──────── Dataset extract
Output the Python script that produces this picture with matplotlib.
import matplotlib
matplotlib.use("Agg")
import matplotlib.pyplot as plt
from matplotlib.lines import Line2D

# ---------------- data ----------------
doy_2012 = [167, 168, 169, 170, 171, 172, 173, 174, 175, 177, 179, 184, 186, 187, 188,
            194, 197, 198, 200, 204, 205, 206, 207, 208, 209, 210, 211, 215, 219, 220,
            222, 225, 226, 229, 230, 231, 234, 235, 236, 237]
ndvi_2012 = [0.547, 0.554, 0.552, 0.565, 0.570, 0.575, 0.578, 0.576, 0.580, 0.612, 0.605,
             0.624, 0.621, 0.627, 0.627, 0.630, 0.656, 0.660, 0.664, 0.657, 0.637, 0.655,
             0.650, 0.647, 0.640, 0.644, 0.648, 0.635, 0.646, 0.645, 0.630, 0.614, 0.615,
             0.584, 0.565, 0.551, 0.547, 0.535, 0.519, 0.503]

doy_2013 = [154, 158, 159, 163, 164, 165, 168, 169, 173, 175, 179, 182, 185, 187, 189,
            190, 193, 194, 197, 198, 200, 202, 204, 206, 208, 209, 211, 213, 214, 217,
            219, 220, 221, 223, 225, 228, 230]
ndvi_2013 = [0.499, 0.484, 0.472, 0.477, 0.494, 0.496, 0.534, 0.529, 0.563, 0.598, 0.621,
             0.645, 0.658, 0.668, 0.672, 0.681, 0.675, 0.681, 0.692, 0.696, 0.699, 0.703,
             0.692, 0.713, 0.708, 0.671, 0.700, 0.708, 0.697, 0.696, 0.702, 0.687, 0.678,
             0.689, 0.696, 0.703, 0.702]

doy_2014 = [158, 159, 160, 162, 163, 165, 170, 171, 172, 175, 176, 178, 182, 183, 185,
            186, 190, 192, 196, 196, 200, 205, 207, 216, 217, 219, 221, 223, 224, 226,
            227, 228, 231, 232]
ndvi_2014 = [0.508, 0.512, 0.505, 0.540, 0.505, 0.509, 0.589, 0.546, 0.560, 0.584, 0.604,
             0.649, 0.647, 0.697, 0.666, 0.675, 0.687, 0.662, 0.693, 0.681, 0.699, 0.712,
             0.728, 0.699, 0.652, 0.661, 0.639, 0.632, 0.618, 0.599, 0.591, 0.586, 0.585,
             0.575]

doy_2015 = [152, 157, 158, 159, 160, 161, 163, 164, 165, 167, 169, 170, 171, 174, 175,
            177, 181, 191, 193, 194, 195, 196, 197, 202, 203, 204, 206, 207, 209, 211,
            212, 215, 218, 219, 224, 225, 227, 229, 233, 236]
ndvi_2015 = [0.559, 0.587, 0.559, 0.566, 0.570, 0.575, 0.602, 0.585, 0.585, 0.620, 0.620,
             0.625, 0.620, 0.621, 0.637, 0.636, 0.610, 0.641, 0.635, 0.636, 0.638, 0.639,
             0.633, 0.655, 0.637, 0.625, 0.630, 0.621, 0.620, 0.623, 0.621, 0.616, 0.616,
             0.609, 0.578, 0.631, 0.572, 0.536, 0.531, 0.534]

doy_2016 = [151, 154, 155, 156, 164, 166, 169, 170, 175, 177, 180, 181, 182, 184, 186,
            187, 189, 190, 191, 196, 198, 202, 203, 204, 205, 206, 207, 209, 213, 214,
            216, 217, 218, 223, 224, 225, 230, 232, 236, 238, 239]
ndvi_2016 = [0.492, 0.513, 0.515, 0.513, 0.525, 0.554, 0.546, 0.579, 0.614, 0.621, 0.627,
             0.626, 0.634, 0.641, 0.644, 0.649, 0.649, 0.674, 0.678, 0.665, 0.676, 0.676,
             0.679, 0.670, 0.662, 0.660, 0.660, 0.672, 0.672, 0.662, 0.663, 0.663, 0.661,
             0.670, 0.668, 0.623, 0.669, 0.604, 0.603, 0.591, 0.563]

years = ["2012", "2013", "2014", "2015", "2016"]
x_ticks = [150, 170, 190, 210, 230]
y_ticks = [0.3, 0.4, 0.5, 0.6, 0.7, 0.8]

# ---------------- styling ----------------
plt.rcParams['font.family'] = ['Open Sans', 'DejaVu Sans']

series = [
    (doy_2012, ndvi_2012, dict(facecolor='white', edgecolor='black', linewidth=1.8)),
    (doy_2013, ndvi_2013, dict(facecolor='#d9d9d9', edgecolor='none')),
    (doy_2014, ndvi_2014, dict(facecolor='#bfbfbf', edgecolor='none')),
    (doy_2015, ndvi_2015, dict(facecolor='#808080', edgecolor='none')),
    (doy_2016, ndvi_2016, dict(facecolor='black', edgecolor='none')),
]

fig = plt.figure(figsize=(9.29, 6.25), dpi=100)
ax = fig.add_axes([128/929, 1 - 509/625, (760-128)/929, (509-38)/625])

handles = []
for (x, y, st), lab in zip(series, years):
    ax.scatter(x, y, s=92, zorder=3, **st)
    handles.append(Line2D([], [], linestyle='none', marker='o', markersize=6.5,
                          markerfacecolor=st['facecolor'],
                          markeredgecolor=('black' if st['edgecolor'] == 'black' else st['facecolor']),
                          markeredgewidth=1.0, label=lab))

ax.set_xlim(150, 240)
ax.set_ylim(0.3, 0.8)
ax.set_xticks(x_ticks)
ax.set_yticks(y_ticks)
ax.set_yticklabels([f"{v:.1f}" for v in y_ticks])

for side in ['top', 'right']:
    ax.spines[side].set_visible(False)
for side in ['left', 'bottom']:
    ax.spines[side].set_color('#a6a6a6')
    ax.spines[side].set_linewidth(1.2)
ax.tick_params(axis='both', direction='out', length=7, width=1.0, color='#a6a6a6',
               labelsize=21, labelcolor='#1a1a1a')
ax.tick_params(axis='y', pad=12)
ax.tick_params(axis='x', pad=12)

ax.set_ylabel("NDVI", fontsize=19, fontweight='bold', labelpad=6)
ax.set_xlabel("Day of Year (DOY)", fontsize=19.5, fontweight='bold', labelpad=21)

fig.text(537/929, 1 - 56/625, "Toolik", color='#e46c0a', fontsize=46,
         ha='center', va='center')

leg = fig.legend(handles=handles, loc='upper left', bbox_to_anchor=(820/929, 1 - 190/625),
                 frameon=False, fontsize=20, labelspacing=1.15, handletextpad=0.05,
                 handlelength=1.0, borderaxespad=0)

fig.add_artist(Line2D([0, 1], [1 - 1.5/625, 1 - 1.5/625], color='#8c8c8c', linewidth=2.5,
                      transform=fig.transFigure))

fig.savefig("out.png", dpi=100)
────────────────
• **Job**
Return the opening line of the data and every line after it through the line containing "0.584, 0.565, 0.551, 0.547, 0.535, 0.519, 0.503]", please, exactly as written and with nothing added.

• **Reply to the exercise**
Output the Python script that produces this picture with matplotlib.
import matplotlib
matplotlib.use("Agg")
import matplotlib.pyplot as plt
from matplotlib.lines import Line2D

# ---------------- data ----------------
doy_2012 = [167, 168, 169, 170, 171, 172, 173, 174, 175, 177, 179, 184, 186, 187, 188,
            194, 197, 198, 200, 204, 205, 206, 207, 208, 209, 210, 211, 215, 219, 220,
            222, 225, 226, 229, 230, 231, 234, 235, 236, 237]
ndvi_2012 = [0.547, 0.554, 0.552, 0.565, 0.570, 0.575, 0.578, 0.576, 0.580, 0.612, 0.605,
             0.624, 0.621, 0.627, 0.627, 0.630, 0.656, 0.660, 0.664, 0.657, 0.637, 0.655,
             0.650, 0.647, 0.640, 0.644, 0.648, 0.635, 0.646, 0.645, 0.630, 0.614, 0.615,
             0.584, 0.565, 0.551, 0.547, 0.535, 0.519, 0.503]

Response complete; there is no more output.